>> Begin PROVIDED MATERIAL

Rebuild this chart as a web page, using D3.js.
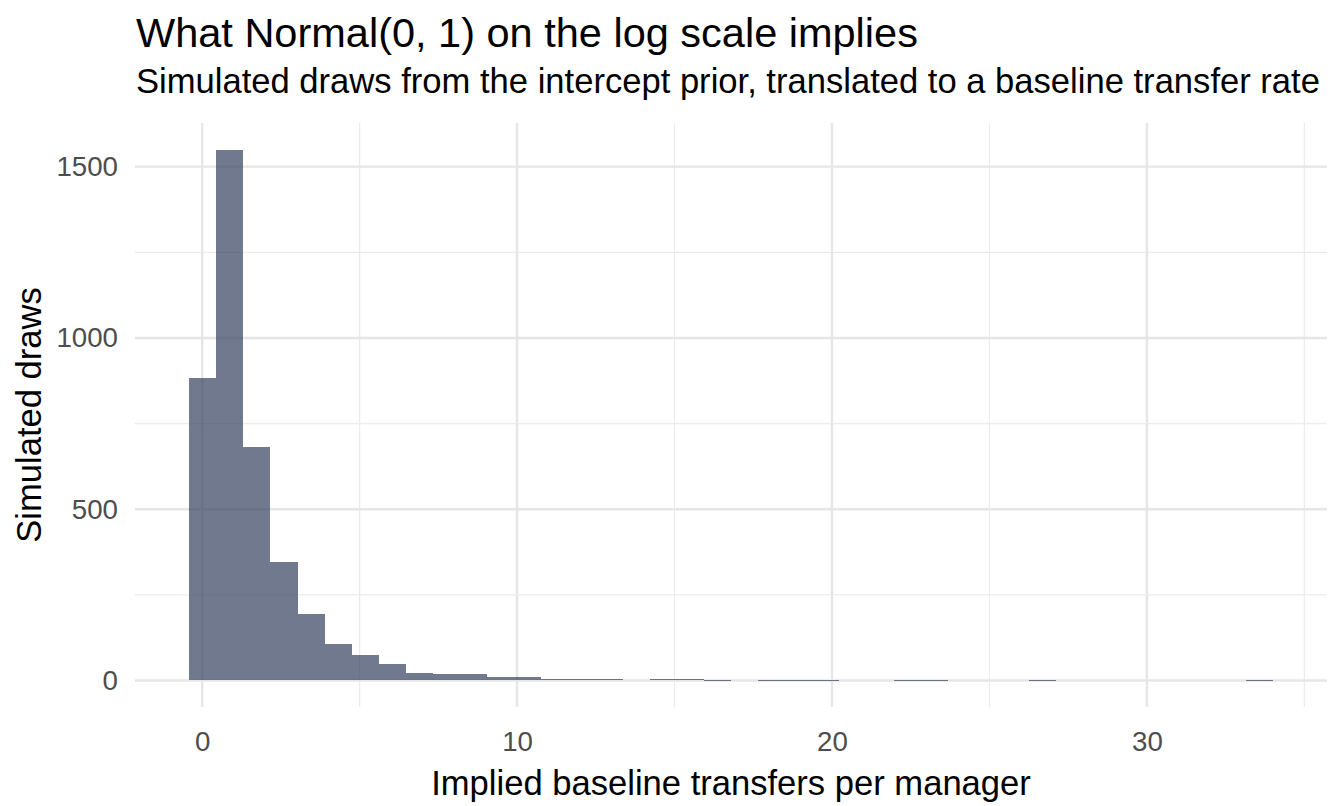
<!DOCTYPE html>
<html>
<head>
<meta charset="utf-8">
<script src="https://cdn.jsdelivr.net/npm/d3@7"></script>
<style>
  body { margin: 0; background: #fff; }
  text { font-family: "Liberation Sans", Arial, Helvetica, sans-serif; }
</style>
</head>
<body>
<div id="chart"></div>
<script>
// histogram: 40 equal bins
const binStart = -0.413;
const binWidth = 0.8603;
const counts = [883, 1550, 681, 346, 195, 107, 75, 47, 22, 20,
                19, 11, 11, 5, 4, 5, 0, 5, 3, 2,
                0, 2, 2, 1, 0, 0, 1, 2, 0, 0,
                0, 1, 0, 0, 0, 0, 0, 0, 0, 1];
const xTicks = [0, 10, 20, 30];
const xMinor = [5, 15, 25, 35];
const yTicks = [0, 500, 1000, 1500];
const yMinor = [250, 750, 1250];

const bins = counts.map((c, i) => ({
    x0: binStart + i * binWidth,
    x1: binStart + (i + 1) * binWidth,
    n: c
}));

const width = 1344, height = 806;
const panel = {left: 135, right: 1327, top: 123, bottom: 707};

const svg = d3.select("#chart")
    .append("svg")
    .attr("width", width)
    .attr("height", height);

svg.append("rect")
    .attr("width", width)
    .attr("height", height)
    .attr("fill", "#fff");

// ggplot style 5% expansion
const xLo = bins[0].x0, xHi = bins[bins.length - 1].x1;
const xPad = (xHi - xLo) * 0.05;
const x = d3.scaleLinear()
    .domain([xLo - xPad, xHi + xPad])
    .range([panel.left, panel.right]);

const yMax = d3.max(counts);
const y = d3.scaleLinear()
    .domain([-yMax * 0.05, yMax * 1.05])
    .range([panel.bottom, panel.top]);

// grid
const grid = svg.append("g");
grid.selectAll(".xminor").data(xMinor).join("line")
    .attr("x1", d => x(d)).attr("x2", d => x(d))
    .attr("y1", panel.top).attr("y2", panel.bottom)
    .attr("stroke", "#ebebeb").attr("stroke-width", 1.2);
grid.selectAll(".yminor").data(yMinor).join("line")
    .attr("x1", panel.left).attr("x2", panel.right)
    .attr("y1", d => y(d)).attr("y2", d => y(d))
    .attr("stroke", "#ebebeb").attr("stroke-width", 1.2);
grid.selectAll(".xmajor").data(xTicks).join("line")
    .attr("x1", d => x(d)).attr("x2", d => x(d))
    .attr("y1", panel.top).attr("y2", panel.bottom)
    .attr("stroke", "#e6e6e6").attr("stroke-width", 2.4);
grid.selectAll(".ymajor").data(yTicks).join("line")
    .attr("x1", panel.left).attr("x2", panel.right)
    .attr("y1", d => y(d)).attr("y2", d => y(d))
    .attr("stroke", "#e6e6e6").attr("stroke-width", 2.4);

// bars
svg.append("g")
    .attr("shape-rendering", "crispEdges")
    .selectAll("rect")
    .data(bins.filter(d => d.n > 0))
    .join("rect")
    .attr("x", d => x(d.x0))
    .attr("width", d => x(d.x1) - x(d.x0))
    .attr("y", d => y(d.n))
    .attr("height", d => Math.max(1, y(0) - y(d.n)))
    .attr("fill", "#34405e")
    .attr("fill-opacity", 0.7);

// axes (ticks hidden like theme_minimal)
const xAxis = svg.append("g")
    .attr("transform", `translate(0,${panel.bottom})`)
    .call(d3.axisBottom(x).tickValues(xTicks).tickSize(0).tickPadding(24));
xAxis.select(".domain").remove();
xAxis.selectAll("text")
    .attr("fill", "#4d4d4d")
    .style("font-size", "27.7px")
    .style("font-family", "Liberation Sans, Arial, sans-serif");

const yAxis = svg.append("g")
    .attr("transform", `translate(${panel.left},0)`)
    .call(d3.axisLeft(y).tickValues(yTicks).tickFormat(d3.format("d")).tickSize(0).tickPadding(17));
yAxis.select(".domain").remove();
yAxis.selectAll("text")
    .attr("fill", "#4d4d4d")
    .style("font-size", "27.7px")
    .style("font-family", "Liberation Sans, Arial, sans-serif");

// titles
svg.append("text")
    .attr("x", 136)
    .attr("y", 47)
    .style("font-size", "41.5px")
    .text("What Normal(0, 1) on the log scale implies");

svg.append("text")
    .attr("x", 136)
    .attr("y", 93)
    .style("font-size", "34.6px")
    .text("Simulated draws from the intercept prior, translated to a baseline transfer rate");

svg.append("text")
    .attr("x", (panel.left + panel.right) / 2)
    .attr("y", 795)
    .attr("text-anchor", "middle")
    .style("font-size", "34.6px")
    .text("Implied baseline transfers per manager");

svg.append("text")
    .attr("transform", `translate(41,${(panel.top + panel.bottom) / 2}) rotate(-90)`)
    .attr("text-anchor", "middle")
    .style("font-size", "34.6px")
    .text("Simulated draws");
</script>
</body>
</html>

>> End PROVIDED MATERIAL

Copy all the data exactly as written, but skip any picture.

- CORRECT RESULT
Rebuild this chart as a web page, using D3.js.
<!DOCTYPE html>
<html>
<head>
<meta charset="utf-8">
<script src="https://cdn.jsdelivr.net/npm/d3@7"></script>
<style>
  body { margin: 0; background: #fff; }
  text { font-family: "Liberation Sans", Arial, Helvetica, sans-serif; }
</style>
</head>
<body>
<div id="chart"></div>
<script>
// histogram: 40 equal bins
const binStart = -0.413;
const binWidth = 0.8603;
const counts = [883, 1550, 681, 346, 195, 107, 75, 47, 22, 20,
                19, 11, 11, 5, 4, 5, 0, 5, 3, 2,
                0, 2, 2, 1, 0, 0, 1, 2, 0, 0,
                0, 1, 0, 0, 0, 0, 0, 0, 0, 1];
const xTicks = [0, 10, 20, 30];
const xMinor = [5, 15, 25, 35];
const yTicks = [0, 500, 1000, 1500];
const yMinor = [250, 750, 1250];

const bins = counts.map((c, i) => ({
    x0: binStart + i * binWidth,
    x1: binStart + (i + 1) * binWidth,
    n: c
}));

const width = 1344, height = 806;
const panel = {left: 135, right: 1327, top: 123, bottom: 707};

const svg = d3.select("#chart")
    .append("svg")
    .attr("width", width)
    .attr("height", height);

svg.append("rect")
    .attr("width", width)
    .attr("height", height)
    .attr("fill", "#fff");

// ggplot style 5% expansion
const xLo = bins[0].x0, xHi = bins[bins.length - 1].x1;
const xPad = (xHi - xLo) * 0.05;
const x = d3.scaleLinear()
    .domain([xLo - xPad, xHi + xPad])
    .range([panel.left, panel.right]);

const yMax = d3.max(counts);
const y = d3.scaleLinear()
    .domain([-yMax * 0.05, yMax * 1.05])
    .range([panel.bottom, panel.top]);

// grid
const grid = svg.append("g");
grid.selectAll(".xminor").data(xMinor).join("line")
    .attr("x1", d => x(d)).attr("x2", d => x(d))
    .attr("y1", panel.top).attr("y2", panel.bottom)
    .attr("stroke", "#ebebeb").attr("stroke-width", 1.2);
grid.selectAll(".yminor").data(yMinor).join("line")
    .attr("x1", panel.left).attr("x2", panel.right)
    .attr("y1", d => y(d)).attr("y2", d => y(d))
    .attr("stroke", "#ebebeb").attr("stroke-width", 1.2);
grid.selectAll(".xmajor").data(xTicks).join("line")
    .attr("x1", d => x(d)).attr("x2", d => x(d))
    .attr("y1", panel.top).attr("y2", panel.bottom)
    .attr("stroke", "#e6e6e6").attr("stroke-width", 2.4);
grid.selectAll(".ymajor").data(yTicks).join("line")
    .attr("x1", panel.left).attr("x2", panel.right)
    .attr("y1", d => y(d)).attr("y2", d => y(d))
    .attr("stroke", "#e6e6e6").attr("stroke-width", 2.4);

// bars
svg.append("g")
    .attr("shape-rendering", "crispEdges")
    .selectAll("rect")
    .data(bins.filter(d => d.n > 0))
    .join("rect")
    .attr("x", d => x(d.x0))
    .attr("width", d => x(d.x1) - x(d.x0))
    .attr("y", d => y(d.n))
    .attr("height", d => Math.max(1, y(0) - y(d.n)))
    .attr("fill", "#34405e")
    .attr("fill-opacity", 0.7);

// axes (ticks hidden like theme_minimal)
const xAxis = svg.append("g")
    .attr("transform", `translate(0,${panel.bottom})`)
    .call(d3.axisBottom(x).tickValues(xTicks).tickSize(0).tickPadding(24));
xAxis.select(".domain").remove();
xAxis.selectAll("text")
    .attr("fill", "#4d4d4d")
    .style("font-size", "27.7px")
    .style("font-family", "Liberation Sans, Arial, sans-serif");

const yAxis = svg.append("g")
    .attr("transform", `translate(${panel.left},0)`)
    .call(d3.axisLeft(y).tickValues(yTicks).tickFormat(d3.format("d")).tickSize(0).tickPadding(17));
yAxis.select(".domain").remove();
yAxis.selectAll("text")
    .attr("fill", "#4d4d4d")
    .style("font-size", "27.7px")
    .style("font-family", "Liberation Sans, Arial, sans-serif");

// titles
svg.append("text")
    .attr("x", 136)
    .attr("y", 47)
    .style("font-size", "41.5px")
    .text("What Normal(0, 1) on the log scale implies");

svg.append("text")
    .attr("x", 136)
    .attr("y", 93)
    .style("font-size", "34.6px")
    .text("Simulated draws from the intercept prior, translated to a baseline transfer rate");

svg.append("text")
    .attr("x", (panel.left + panel.right) / 2)
    .attr("y", 795)
    .attr("text-anchor", "middle")
    .style("font-size", "34.6px")
    .text("Implied baseline transfers per manager");

svg.append("text")
    .attr("transform", `translate(41,${(panel.top + panel.bottom) / 2}) rotate(-90)`)
    .attr("text-anchor", "middle")
    .style("font-size", "34.6px")
    .text("Simulated draws");
</script>
</body>
</html>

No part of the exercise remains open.